Throughout this period, the second-year recruiting season was in full swing. Because they were emotionally committed to the idea, and because it was consuming so much of their time, none of the three was actively pursuing other opportunities. Each of them had the opportunity to return to the firm where they had worked for the summer, as well as one or two other possibilities.
The Decision
It was now February 22, and they had gotten a preliminary set of documents to review. The time when they would actually have to sign papers and put down their $75,000 seemed to be drawing near. A meeting was set for March 10 to put the finishing touches on the agreement.
At this point, Mark began having some strong doubts about the advisability of proceeding. He expressed them this way:
I started getting these funny feelings in the pit of my stomach. I guess it was fear. It seemed to me that we had all gotten very caught up in the enthusiasm of the project, and had not been as hard-nosed about the business decisions as we should have been.
First, we had not even been to Florida. Eric lived there, and was home at Christmas, but we never thoroughly investigated the market. We didn’t know if there was competition there, and if there were other ice cream shops/cafes, how were they doing? Who knew if the Florida market would be attracted to the rich and different style of ice cream we offered? Finally, this was a “mall-based” retail economy. Who knew how we would do in the malls?

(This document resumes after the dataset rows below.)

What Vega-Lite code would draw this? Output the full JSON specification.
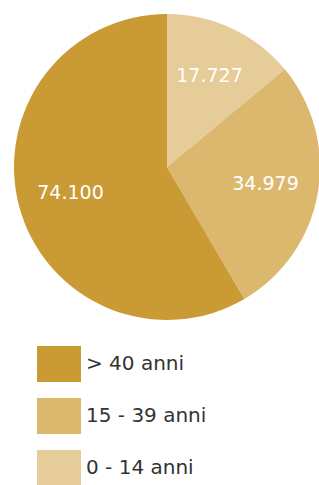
{
  "$schema": "https://vega.github.io/schema/vega-lite/v6.json",
  "width": 334,
  "height": 334,
  "autosize": "none",
  "padding": {"left": 0, "top": 0, "right": 0, "bottom": 151},
  "background": "white",
  "config": {"view": {"stroke": null}, "font": "DejaVu Sans"},
  "data": {"values": [
    {"fascia": "0 - 14 anni", "valore": 17727, "etichetta": "17.727"},
    {"fascia": "15 - 39 anni", "valore": 34979, "etichetta": "34.979"},
    {"fascia": "> 40 anni", "valore": 74100, "etichetta": "74.100"}
  ]},
  "encoding": {
    "theta": {"field": "valore", "type": "quantitative", "stack": true},
    "order": {"field": "valore", "type": "quantitative", "sort": "ascending"}
  },
  "layer": [
    {"mark": {"type": "arc", "outerRadius": 153, "stroke": null},
     "encoding": {
      "color": {
        "field": "fascia", "type": "nominal",
        "scale": {"domain": ["> 40 anni", "15 - 39 anni", "0 - 14 anni"], "range": ["#CA9A34", "#DBB86E", "#E6CC98"]},
        "legend": {
          "title": null, "orient": "none", "legendX": 37, "legendY": 342,
          "symbolType": "M-1,-0.818L1,-0.818L1,0.818L-1,0.818Z",
          "symbolSize": 1936, "symbolStrokeWidth": 0, "symbolOpacity": 1,
          "labelFontSize": 20, "labelColor": "#333333", "labelFont": "DejaVu Sans",
          "labelOffset": 5, "rowPadding": 12, "labelLimit": 300
        }
      }
     }},
    {"mark": {"type": "text", "radius": 100, "fontSize": 19, "font": "DejaVu Sans"},
     "encoding": {"text": {"field": "etichetta", "type": "nominal"}, "color": {"value": "white"}}}
  ]
}
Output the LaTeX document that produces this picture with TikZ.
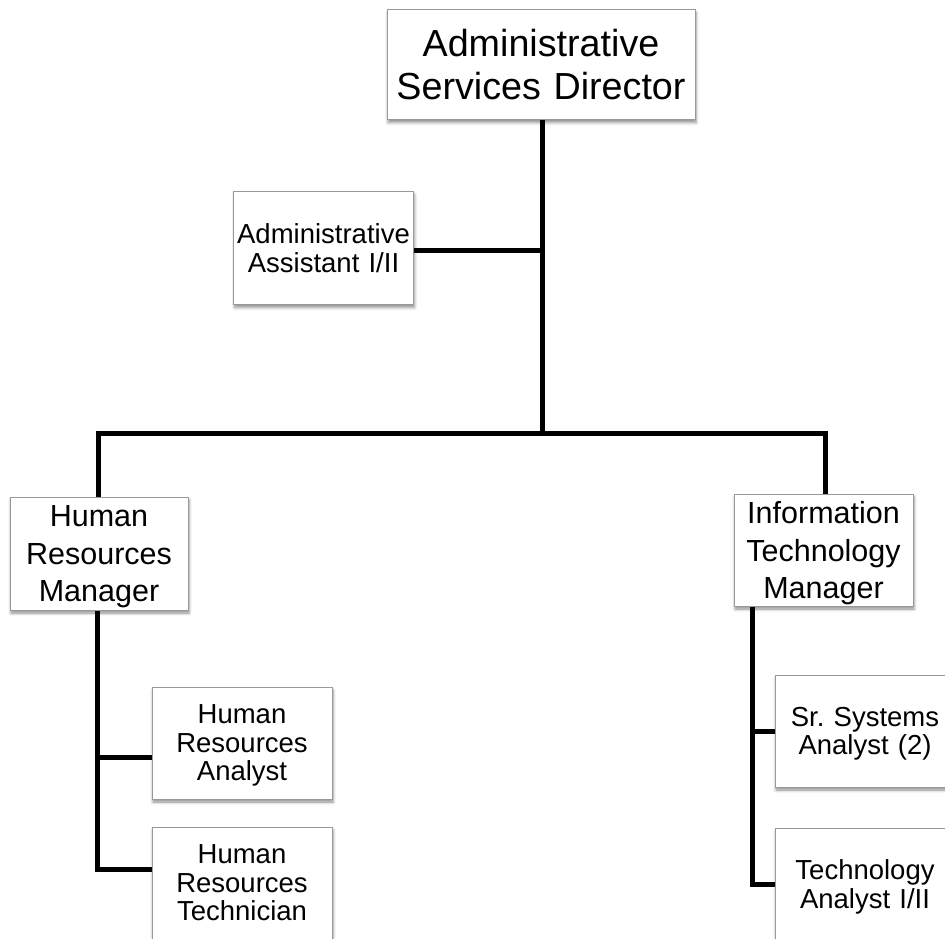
\documentclass[tikz,border=0pt]{standalone}
\usepackage{fontspec}
\setmainfont{Liberation Sans}
\usetikzlibrary{shadows.blur}
\begin{document}
\begin{tikzpicture}[x=1pt,y=-1pt,
  box/.style={draw=black!40, line width=1pt, fill=white, rectangle, inner sep=0pt,
    align=center,
    blur shadow={shadow xshift=1pt, shadow yshift=-3pt, shadow blur radius=3pt, shadow opacity=45}},
  % depth below the first baseline = (lines - 1) x leading, so the block centres on its ink
  topbox/.style={box, font=\fontsize{37.7}{43}\selectfont, text depth=43pt},
  mgrbox/.style={box, font=\fontsize{30.5}{37.5}\selectfont, text depth=75pt},
  subboxii/.style={box, font=\fontsize{27.5}{28.5}\selectfont, text depth=28.5pt},
  subboxiii/.style={box, font=\fontsize{27.5}{28.5}\selectfont, text depth=57pt},
  link/.style={line width=5pt, line join=miter, line cap=butt}]
\useasboundingbox (0,0) rectangle (945,938);
\clip (0,0) rectangle (945,938);

% boxes
\node[topbox, minimum width=308pt, minimum height=110pt, text width=306pt] (dir) at (541,64.5)
  {Administrative\\Services Director};
\node[subboxii, minimum width=180pt, minimum height=113pt, text width=178pt] (asst) at (323.5,248)
  {Administrative\\Assistant I/II};
\node[mgrbox, minimum width=178pt, minimum height=113pt, text width=176pt] (hrm) at (99,553.5)
  {Human\\Resources\\Manager};
\node[mgrbox, minimum width=179pt, minimum height=112pt, text width=177pt] (itm) at (823.5,550)
  {Information\\Technology\\Manager};
\node[subboxiii, minimum width=180pt, minimum height=112pt, text width=178pt] (hra) at (242,743)
  {Human\\Resources\\Analyst};
\node[subboxiii, minimum width=180pt, minimum height=112pt, text width=178pt] (hrt) at (242,883)
  {Human\\Resources\\Technician};
\node[subboxii, minimum width=180pt, minimum height=112pt, text width=178pt] (ssa) at (865,731)
  {Sr.\ Systems\\Analyst (2)};
\node[subboxii, minimum width=180pt, minimum height=112pt, text width=178pt] (ta) at (865,884)
  {Technology\\Analyst I/II};

\coordinate (jn) at (542,433);
\coordinate (itbar) at ([xshift=19pt]itm.south west);

% reporting lines
\draw[link] (dir.south -| jn) -- (jn);
\draw[link] (asst.east |- 0,250) -- (jn |- 0,250);
\draw[link] (hrm.north -| 98,0) |- (jn) -| (itm.north -| 825,0);
\draw[link] (hrm.south -| 97,0) |- (hrt.west |- 0,869);
\draw[link] (97,757) -- (hra.west |- 0,757);
\draw[link] (itbar) |- (ta.west);
\draw[link] (itbar |- ssa.west) -- (ssa.west);
\end{tikzpicture}
\end{document}
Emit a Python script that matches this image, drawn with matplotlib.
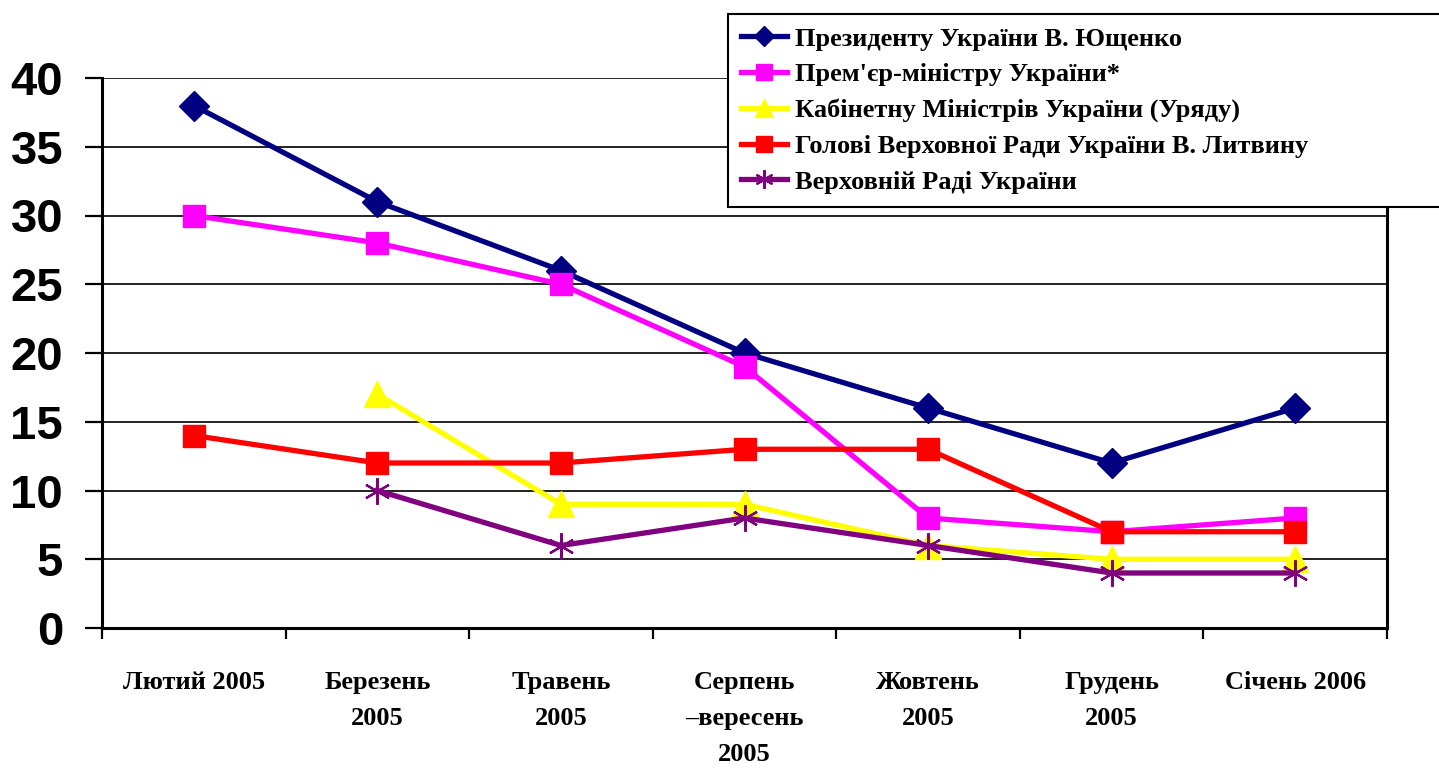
import numpy as np
import matplotlib
matplotlib.use("Agg")
import matplotlib.pyplot as plt

categories = ["Лютий 2005", "Березень\n2005", "Травень\n2005", "Серпень\n–вересень\n2005",
              "Жовтень\n2005", "Грудень\n2005", "Січень 2006"]
series_names = ["Президенту України В. Ющенко",
                "Прем'єр-міністру України*",
                "Кабінетну Міністрів України (Уряду)",
                "Голові Верховної Ради України В. Литвину",
                "Верховній Раді України"]
president = [38, 31, 26, 20, 16, 12, 16]
premier = [30, 28, 25, 19, 8, 7, 8]
cabinet = [np.nan, 17, 9, 9, 6, 5, 5]
speaker = [14, 12, 12, 13, 13, 7, 7]
parliament = [np.nan, 10, 6, 8, 6, 4, 4]
y_ticks = [0, 5, 10, 15, 20, 25, 30, 35, 40]

W, H = 1439, 773
fig = plt.figure(figsize=(W / 100, H / 100), dpi=100)
ax = fig.add_axes([102 / W, 1 - 628 / H, (1387 - 102) / W, (628 - 78) / H])

x = np.arange(len(categories))
styles = [
    dict(color="#000080", marker="D", ms=15, mec="#000080", mew=1),
    dict(color="#FF00FF", marker="s", ms=16, mec="#FF00FF", mew=1),
    dict(color="#FFFF00", marker="^", ms=19, mec="#FFFF00", mew=1),
    dict(color="#FF0000", marker="s", ms=16, mec="#FF0000", mew=1),
    dict(color="#800080", marker=(6, 2, 0), ms=19, mec="#800080", mew=1.6),
]
data = [president, premier, cabinet, speaker, parliament]
handles = []
for vals, st, name in zip(data, styles, series_names):
    ln, = ax.plot(x, vals, lw=3.8, label=name, zorder=3, clip_on=False, **st)
    handles.append(ln)

ax.set_xlim(-0.5, len(categories) - 0.5)
ax.set_ylim(0, 40)
ax.set_yticks(y_ticks)
ax.set_yticklabels([str(v) for v in y_ticks], fontfamily="Liberation Sans",
                   fontweight="bold", fontsize=34)
ax.yaxis.grid(True, color="#222222", lw=1.4)
ax.set_axisbelow(True)
ax.tick_params(axis="y", direction="out", length=12, width=1.6, pad=16)

ax.set_xticks(x)
ax.set_xticklabels(categories, fontfamily="Liberation Serif", fontweight="bold",
                   fontsize=19, linespacing=1.72, va="top")
ax.set_xticks(np.arange(-0.5, len(categories)), minor=True)
ax.tick_params(axis="x", which="major", length=0, pad=31)
ax.tick_params(axis="x", which="minor", direction="out", length=8, width=1.6)

for s in ["left", "bottom", "right"]:
    ax.spines[s].set_linewidth(2.2)
    ax.spines[s].set_color("black")
ax.spines["top"].set_visible(False)

leg = fig.legend(handles=handles, loc="upper left",
                 bbox_to_anchor=(728 / W, 1 - 14 / H, (1460 - 728) / W, 0.0),
                 mode="expand", borderaxespad=0, frameon=True, fancybox=False,
                 framealpha=1, edgecolor="black", borderpad=0.5, labelspacing=0.46,
                 handlelength=1.75, handletextpad=0.3, markerscale=0.7,
                 prop=dict(family="Liberation Serif", weight="bold", size=19))
leg.get_frame().set_linewidth(1.5)

fig.savefig("out.png", dpi=100)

Second was the nature of our agreement and relationship with ICEDELIGHTS. It seemed to me that we were absolutely, critically dependent on them for real estate and product. We didn’t have the credibility, contacts or track record to get the prime real estate that we needed. We were dependent on Bob Andrews for that. Similarly, one of our real competitive advantages was the cost and quality of our product. They were under no legal obligation to supply us, and we had no right to build our own production facility. What happened if they decided to expand their own operation, and couldn’t supply us? Gelati is not like a hamburger bun —you can’t just pick it up anywhere. I thought that our agreements should recognize this dependency and that ICEDELIGHTS should take 25% of our company instead of the $200,000 up front. This would give them a real financial incentive to act in our best interests.
Finally, there was my relationship with Paul and Eric. There had been some tension lately. It was obvious that I was more conservative, more risk-averse than they. I was worried about how this might affect our working relationship. I was uncomfortable with the notion that I could be outvoted on a decision and committed to a course of action that I wasn’t comfortable with.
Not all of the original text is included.